Another source of income for Beethoven was through the private lessons he gave on piano. Many of Beethoven’s students were from the ruling classes who had the spare money to indulge the whims of their children.

It would have been an expectation, especially for young women, to be able to sing or play an instrument like the piano, and having the opportunity to be taught by a rising star like Beethoven was perfect.

Unfortunately, Beethoven did not always play the role of educator terribly well. He is supposed to have bitten one of his students on the shoulder as he was so frustrated by the ineptitude of the boy.

Young Countesses, were a better match for Beethoven’s temperament with their elegance and charm together with their social standing to which Beethoven always aspired to belong to.

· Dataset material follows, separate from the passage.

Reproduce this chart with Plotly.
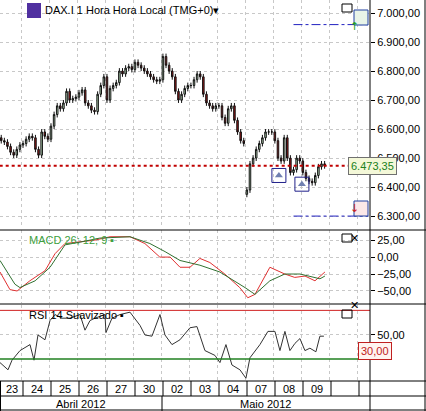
import plotly.graph_objects as go
from plotly.subplots import make_subplots

days = ["23","24","25","26","27","30","02","03","04","07","08","09","",""]
months = ["Abril 2012","Maio 2012"]
closes = [6560,6555,6540,6520,6510,6530,6545,
          6550,6565,6575,6570,6530,6510,6590,6575,6565,
          6610,6650,6680,6670,6690,6730,6700,6705,6710,
          6725,6735,6690,6680,6665,6660,6720,6750,6780,
          6700,6740,6750,6760,6800,6790,6810,6815,6805,
          6830,6820,6810,6800,6790,6780,6770,6765,6770,
          6850,6820,6800,6780,6730,6700,6720,6740,6750,
          6750,6770,6790,6780,6720,6690,6680,6670,6680,
          6680,6640,6620,6670,6680,6630,6590,6560,6550,
          6390,6480,6500,6530,6550,6570,6590,6590,6590,
          6560,6500,6490,6570,6500,6450,6460,6500,6490,
          6450,6430,6420,6415,6440,6470,6480,6473.35]
opens = [6570] + closes[:-1]
opens[79] = 6375
macd_x = [-0.4,2.8,5.1,9.2,14.1,17.3,20.5,25.3,30.1,35,41.4,46.2,51,54.3,57.5,60.7,63.9,67.1,71.9,76.7,79.3,81.6,86.4,91.2,94.4,97.7,100.9,104.1]
macd = [-22,-48,-50,-35,-20,5,20,22,25,30,30,20,0,0,-15,-15,-2,-8,-25,-45,-60,-55,-15,-25,-30,-28,-35,-22]
sig_x = [-0.4,4.4,6,10.9,15.7,20.5,25.3,31.7,41.4,47.8,52.7,57.5,63.9,70.3,78.4,81.6,86.4,91.2,96.1,102.5,104.1]
sig = [-5,-40,-45,-35,-15,18,22,28,30,20,8,-5,-12,-22,-45,-55,-35,-25,-25,-32,-28]
rsi_px = [0,8,12,20,30,34,38,45,50,55,62,70,80,85,90,95,105,106,112,120,130,140,145,152,160,165,172,180,190,197,205,215,220,226,232,240,246,250,260,268,275,280,285,290,295,300,305,310,316,320,324]
rsi = [27,21,29,37,42,29,50,46,62,67,64,64,67,54,62,64,67,52,64,67,69,58,50,49,67,50,42,46,56,57,37,33,27,42,25,21,14,31,42,53,53,37,53,37,43,47,37,39,36,49,49]
rsi_x = [p/3.11-0.4 for p in rsi_px]
last = closes[-1]

fig = make_subplots(rows=3, cols=1, shared_xaxes=True, vertical_spacing=0)
hi = [max(o,c)+10 for o,c in zip(opens,closes)]
lo = [min(o,c)-10 for o,c in zip(opens,closes)]
fig.add_trace(go.Candlestick(x=list(range(len(closes))), open=opens, high=hi, low=lo, close=closes,
    increasing=dict(fillcolor="#b8dcb8", line=dict(color="#111", width=1)),
    decreasing=dict(fillcolor="#a01818", line=dict(color="#111", width=1)),
    whiskerwidth=0, showlegend=False), 1, 1)
fig.add_trace(go.Scatter(x=[-0.5,118.6], y=[last,last], mode="lines", line=dict(color="#c00000", dash="dot", width=2), showlegend=False), 1, 1)
for yv in (6960, 6300):
    fig.add_trace(go.Scatter(x=[94,118], y=[yv,yv], mode="lines", line=dict(color="#2020c0", dash="dashdot", width=1), showlegend=False), 1, 1)
fig.add_trace(go.Scatter(x=[89.3,96.7], y=[6440,6410], mode="markers",
    marker=dict(symbol="triangle-up", size=7, color="#7080b0"), showlegend=False), 1, 1)
fig.add_trace(go.Scatter(x=[89.3,96.7], y=[6440,6410], mode="markers",
    marker=dict(symbol="square-open", size=14, color="#20208a"), showlegend=False), 1, 1)
fig.add_trace(go.Scatter(x=macd_x, y=macd, mode="lines", line=dict(color="#e03030", width=1), showlegend=False), 2, 1)
fig.add_trace(go.Scatter(x=sig_x, y=sig, mode="lines", line=dict(color="#307030", width=1), showlegend=False), 2, 1)
fig.add_trace(go.Scatter(x=rsi_x, y=rsi, mode="lines", line=dict(color="#333", width=1), showlegend=False), 3, 1)
fig.add_trace(go.Scatter(x=[-0.5,118.6], y=[70.5,70.5], mode="lines", line=dict(color="#d02020", width=1), showlegend=False), 3, 1)
fig.add_trace(go.Scatter(x=[-0.5,118.6], y=[30,30], mode="lines", line=dict(color="#208020", width=1.5), showlegend=False), 3, 1)

ax = dict(showgrid=True, gridcolor="#c8c8c8", griddash="dot", zeroline=False, showline=False)
fig.update_xaxes(range=[-0.4,118.6], tickvals=[6.5+9*k for k in range(13)], showticklabels=False, ticks="", rangeslider_visible=False, **ax)
fig.update_yaxes(side="right", ticks="outside", ticklen=4, tickcolor="#000", automargin=False,
                 tickfont=dict(family="Liberation Sans", size=11, color="#000"), tickformat=",.2f", **ax)
fig.update_yaxes(domain=[0.445,1], range=[6258.6,7044.8], dtick=100, row=1, col=1)
fig.update_yaxes(domain=[0.263,0.440], range=[-67.6,39.7], tickvals=[-50,-25,0,25], row=2, col=1)
fig.update_yaxes(domain=[0.0754,0.258], range=[12.5,75], tickvals=[50], row=3, col=1)

def X(px): return px/370
def Y(px): return 1-px/411
shapes = []
def ln(x0,y0,x1,y1,c="#000",w=1):
    shapes.append(dict(type="line", xref="paper", yref="paper", x0=X(x0), y0=Y(y0), x1=X(x1), y1=Y(y1), line=dict(color=c, width=w)))
for yp in (230,304,381,396,410):
    ln(0,yp,426,yp)
ln(370,0,370,411)
ln(0.5,381,0.5,411)
ln(425,0,425,411)
ann = []
for k,d in enumerate(days):
    xs = 23 + (k-1)*28 if k else 0
    xe = 23 + k*28
    if xe < 370:
        ln(xe,381,xe,396)
    if d:
        ann.append(dict(text=d, x=X((xs+xe)/2), y=Y(388.5)))
ln(162,396,162,411)
ann.append(dict(text=months[0], x=X(81), y=Y(403.5)))
ann.append(dict(text=months[1], x=X(265), y=Y(403.5)))
for a in ann:
    fig.add_annotation(xref="paper", yref="paper", showarrow=False, xanchor="center", yanchor="middle",
                       font=dict(family="Liberation Sans", size=11, color="#000"), **a)
fig.add_annotation(xref="paper", yref="paper", x=X(43), y=Y(10), text="DAX.I 1 Hora Hora Local (TMG+0)▾", showarrow=False,
                   xanchor="left", yanchor="middle", font=dict(family="Liberation Sans", size=11, color="#000"))
shapes.append(dict(type="rect", xref="paper", yref="paper", x0=X(27), x1=X(41), y0=Y(18), y1=Y(3), fillcolor="#5030a0", line=dict(width=0)))
fig.add_annotation(xref="paper", yref="paper", x=X(27), y=Y(240), text="MACD 26; 12; 9 ▪", showarrow=False,
                   xanchor="left", yanchor="middle", font=dict(family="Liberation Sans", size=11, color="#40a040"))
fig.add_annotation(xref="paper", yref="paper", x=X(27), y=Y(315), text="RSI 14 Suavizado ▪", showarrow=False,
                   xanchor="left", yanchor="middle", font=dict(family="Liberation Sans", size=11, color="#000"))
for yp in (8, 238, 314):
    shapes.append(dict(type="rect", xref="paper", yref="paper", x0=X(342), x1=X(352), y0=Y(yp+4), y1=Y(yp-4), line=dict(color="#000", width=1)))
for yp in (238, 314):
    fig.add_annotation(xref="paper", yref="paper", x=X(361), y=Y(yp), text="✕", showarrow=False, font=dict(size=11, color="#000"))
shapes.append(dict(type="rect", xref="paper", yref="paper", x0=X(354), x1=X(368), y0=Y(25), y1=Y(10), fillcolor="#e8f4e8", line=dict(color="#2040a0", width=1)))
shapes.append(dict(type="rect", xref="paper", yref="paper", x0=X(354), x1=X(368), y0=Y(216), y1=Y(201), fillcolor="#fbe8e8", line=dict(color="#2040a0", width=1)))
fig.add_annotation(xref="paper", yref="paper", x=X(361), y=Y(17.5), text="↑", showarrow=False, font=dict(family="DejaVu Sans", size=11, color="#20a020"))
fig.add_annotation(xref="paper", yref="paper", x=X(361), y=Y(208.5), text="↓", showarrow=False, font=dict(family="DejaVu Sans", size=11, color="#d02020"))
fig.add_annotation(xref="paper", yref="paper", x=X(397), y=Y(166), text="6.473,35", showarrow=False, bgcolor="#f4f8d8",
                   bordercolor="#707070", borderwidth=1, borderpad=2, font=dict(family="Liberation Sans", size=11, color="#208020"))
fig.add_annotation(xref="paper", yref="paper", x=X(392), y=Y(360), text="30,00", showarrow=False, bgcolor="#fff4f0",
                   bordercolor="#c02020", borderwidth=1, borderpad=2, font=dict(family="Liberation Sans", size=11, color="#c02020"))

fig.update_layout(width=426, height=411, margin=dict(l=0, r=56, t=0, b=0), paper_bgcolor="#fff", plot_bgcolor="#fff",
                  separators=",.", shapes=shapes, showlegend=False)
fig.write_html("out.html", config={"displayModeBar": False},
               post_script="document.body.style.margin='0';document.body.style.overflow='hidden';")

Many of these students were gifted musicians. Whether this had anything to do with Beethoven’s teaching or not is another matter, but some became dedicatees to Beethoven’s work.

Beethoven's Work

It also gave Beethoven a door into the world of the aristocracy that came with money and status. These were essential for Beethoven.

Tragedy featured all too often in Beethoven’s life. The onset of what would become permeant deafness began its cruel dominance of Beethoven’s life. As a result of this, it extinguished this lucrative means of income.

Aside from performing and teaching, Beethoven was of course a composer.

In amongst giving lessons, he detested recitals, Beethoven was extremely busy writing music. As you would expect, interest in his music happened gradually and was reliant on his earlier successes.

Links with the aristocracy and in particular Count Ferdinand von Waldstein. Waldstein had heard Beethoven play in the late 1780s and instantly become an admirer.

As a good amateur pianist himself, Waldstein probably saw the genius of Beethoven and thankfully for us commissioned several significant works from the composer.

The issue with the world of composing and composers at the time of Beethoven was that the fees that commissions attracted varied enormously.

Some claim Beethoven was a fairly perceptive businessman, others are less certain. Some of Beethoven’s most notable works gave him small benefits.

Beethoven’s 4th Symphony landed him the Princely sum of 500 Florins. Equally, Beethoven received a very low fee for his 5th Symphony which he sold to his publisher Breitkopf for 450 Florins.

These sums became increasingly important as a means of living for the composer, so it is hard to understand why Beethoven accepted such sums.

What is highly probable is that Beethoven did his best to attract commissions but was faced with an array of less than scrupulous publishers and patrons.

Beethoven Music

It is worth remembering that when work was sold to a publisher, there was no system of commission, simply a one-off fee. This could be extremely low but the alternative was to shop around for another publisher and that meant lost time and revenue.

One option was to publish the same work in more than one country usually with different publishers however keeping track of these publications and publishers was not easy for Beethoven.

Beethoven was also not at all well. As his life progressed he suffered more and more. His profound deafness together with several other brutal ailments left him questioning his existence each day. It seems only his composing kept him alive.

This is painfully evident in what has been called The Heiligenstadt Testament of 1802 which was only discovered posthumously. Beethoven may not have been a great businessman or teacher but one of the world’s greatest composers he certainly was.